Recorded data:
☆ ☆ ☆ ☆ ☆ ☆ ☆

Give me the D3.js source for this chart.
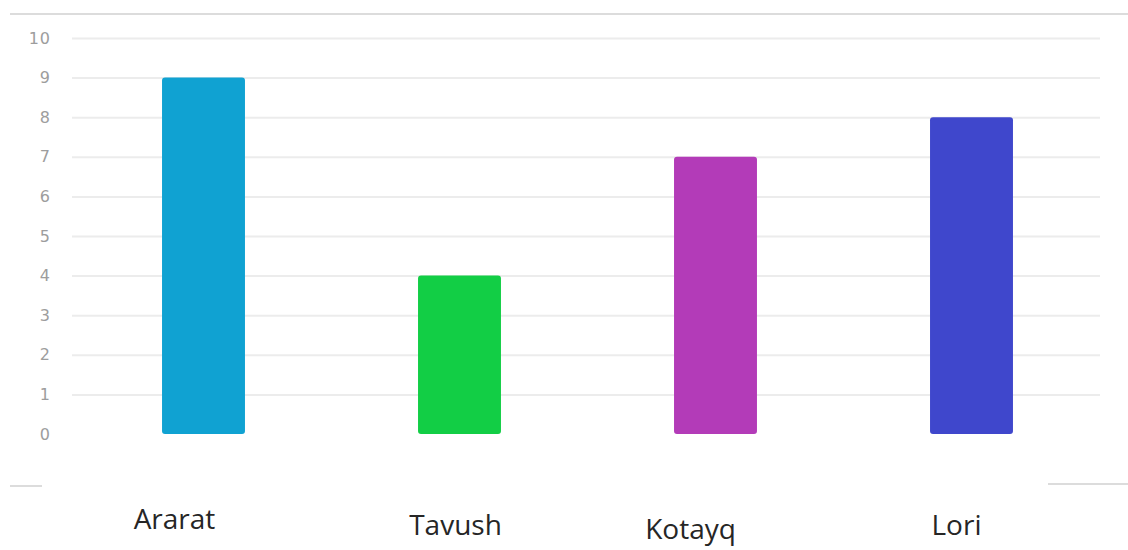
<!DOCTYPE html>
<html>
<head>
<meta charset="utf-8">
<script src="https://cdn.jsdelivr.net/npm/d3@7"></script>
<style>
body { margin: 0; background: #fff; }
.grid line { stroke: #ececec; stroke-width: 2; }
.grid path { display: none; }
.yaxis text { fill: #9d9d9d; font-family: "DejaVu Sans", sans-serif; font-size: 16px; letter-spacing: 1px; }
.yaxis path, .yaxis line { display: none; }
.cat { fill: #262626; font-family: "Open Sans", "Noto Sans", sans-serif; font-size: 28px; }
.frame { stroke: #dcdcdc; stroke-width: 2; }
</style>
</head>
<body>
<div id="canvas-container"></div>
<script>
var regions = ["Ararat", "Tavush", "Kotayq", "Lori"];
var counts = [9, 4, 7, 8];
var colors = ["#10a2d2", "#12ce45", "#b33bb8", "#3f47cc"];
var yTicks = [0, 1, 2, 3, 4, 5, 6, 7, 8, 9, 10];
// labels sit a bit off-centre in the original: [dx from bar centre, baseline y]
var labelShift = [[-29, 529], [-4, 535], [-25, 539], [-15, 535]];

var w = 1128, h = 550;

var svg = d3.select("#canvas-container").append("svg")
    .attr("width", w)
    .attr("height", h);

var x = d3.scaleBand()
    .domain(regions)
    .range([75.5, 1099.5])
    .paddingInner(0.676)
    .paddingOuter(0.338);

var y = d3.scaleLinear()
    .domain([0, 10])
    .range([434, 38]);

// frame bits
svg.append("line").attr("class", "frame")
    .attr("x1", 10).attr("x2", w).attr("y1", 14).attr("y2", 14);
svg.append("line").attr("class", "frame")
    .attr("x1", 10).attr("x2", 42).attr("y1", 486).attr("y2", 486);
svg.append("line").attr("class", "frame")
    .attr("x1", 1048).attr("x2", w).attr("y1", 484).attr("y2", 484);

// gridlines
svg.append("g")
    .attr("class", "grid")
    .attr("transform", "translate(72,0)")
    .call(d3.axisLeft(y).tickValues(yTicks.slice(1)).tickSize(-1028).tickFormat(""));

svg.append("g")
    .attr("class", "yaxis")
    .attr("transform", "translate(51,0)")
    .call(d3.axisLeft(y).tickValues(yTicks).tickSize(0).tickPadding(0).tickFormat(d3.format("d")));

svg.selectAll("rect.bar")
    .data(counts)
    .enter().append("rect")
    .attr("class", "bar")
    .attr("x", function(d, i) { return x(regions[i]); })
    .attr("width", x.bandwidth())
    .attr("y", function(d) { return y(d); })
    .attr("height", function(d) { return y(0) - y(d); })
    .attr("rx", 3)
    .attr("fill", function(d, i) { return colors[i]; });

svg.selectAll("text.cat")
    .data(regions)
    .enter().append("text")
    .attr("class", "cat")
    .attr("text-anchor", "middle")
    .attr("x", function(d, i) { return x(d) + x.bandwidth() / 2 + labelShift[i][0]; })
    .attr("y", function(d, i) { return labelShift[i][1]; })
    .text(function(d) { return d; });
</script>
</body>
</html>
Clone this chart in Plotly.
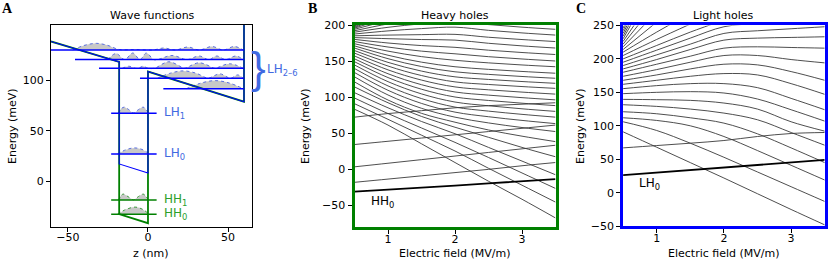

☆ ☆ ☆ ☆ ☆ ☆ ☆

Task directions: The records above must be transcribed exactly. Pictures are left out of the copy.

Reply to the exercise:
Give me the D3.js source for this chart.
<!DOCTYPE html>
<html>
<head>
<meta charset="utf-8">
<script src="https://cdn.jsdelivr.net/npm/d3@7"></script>
<style>
body { margin: 0; background: #fff; }
.grid line { stroke: #ececec; stroke-width: 2; }
.grid path { display: none; }
.yaxis text { fill: #9d9d9d; font-family: "DejaVu Sans", sans-serif; font-size: 16px; letter-spacing: 1px; }
.yaxis path, .yaxis line { display: none; }
.cat { fill: #262626; font-family: "Open Sans", "Noto Sans", sans-serif; font-size: 28px; }
.frame { stroke: #dcdcdc; stroke-width: 2; }
</style>
</head>
<body>
<div id="canvas-container"></div>
<script>
var regions = ["Ararat", "Tavush", "Kotayq", "Lori"];
var counts = [9, 4, 7, 8];
var colors = ["#10a2d2", "#12ce45", "#b33bb8", "#3f47cc"];
var yTicks = [0, 1, 2, 3, 4, 5, 6, 7, 8, 9, 10];
// labels sit a bit off-centre in the original: [dx from bar centre, baseline y]
var labelShift = [[-29, 529], [-4, 535], [-25, 539], [-15, 535]];

var w = 1128, h = 550;

var svg = d3.select("#canvas-container").append("svg")
    .attr("width", w)
    .attr("height", h);

var x = d3.scaleBand()
    .domain(regions)
    .range([75.5, 1099.5])
    .paddingInner(0.676)
    .paddingOuter(0.338);

var y = d3.scaleLinear()
    .domain([0, 10])
    .range([434, 38]);

// frame bits
svg.append("line").attr("class", "frame")
    .attr("x1", 10).attr("x2", w).attr("y1", 14).attr("y2", 14);
svg.append("line").attr("class", "frame")
    .attr("x1", 10).attr("x2", 42).attr("y1", 486).attr("y2", 486);
svg.append("line").attr("class", "frame")
    .attr("x1", 1048).attr("x2", w).attr("y1", 484).attr("y2", 484);

// gridlines
svg.append("g")
    .attr("class", "grid")
    .attr("transform", "translate(72,0)")
    .call(d3.axisLeft(y).tickValues(yTicks.slice(1)).tickSize(-1028).tickFormat(""));

svg.append("g")
    .attr("class", "yaxis")
    .attr("transform", "translate(51,0)")
    .call(d3.axisLeft(y).tickValues(yTicks).tickSize(0).tickPadding(0).tickFormat(d3.format("d")));

svg.selectAll("rect.bar")
    .data(counts)
    .enter().append("rect")
    .attr("class", "bar")
    .attr("x", function(d, i) { return x(regions[i]); })
    .attr("width", x.bandwidth())
    .attr("y", function(d) { return y(d); })
    .attr("height", function(d) { return y(0) - y(d); })
    .attr("rx", 3)
    .attr("fill", function(d, i) { return colors[i]; });

svg.selectAll("text.cat")
    .data(regions)
    .enter().append("text")
    .attr("class", "cat")
    .attr("text-anchor", "middle")
    .attr("x", function(d, i) { return x(d) + x.bandwidth() / 2 + labelShift[i][0]; })
    .attr("y", function(d, i) { return labelShift[i][1]; })
    .text(function(d) { return d; });
</script>
</body>
</html>
Clone this chart in Plotly.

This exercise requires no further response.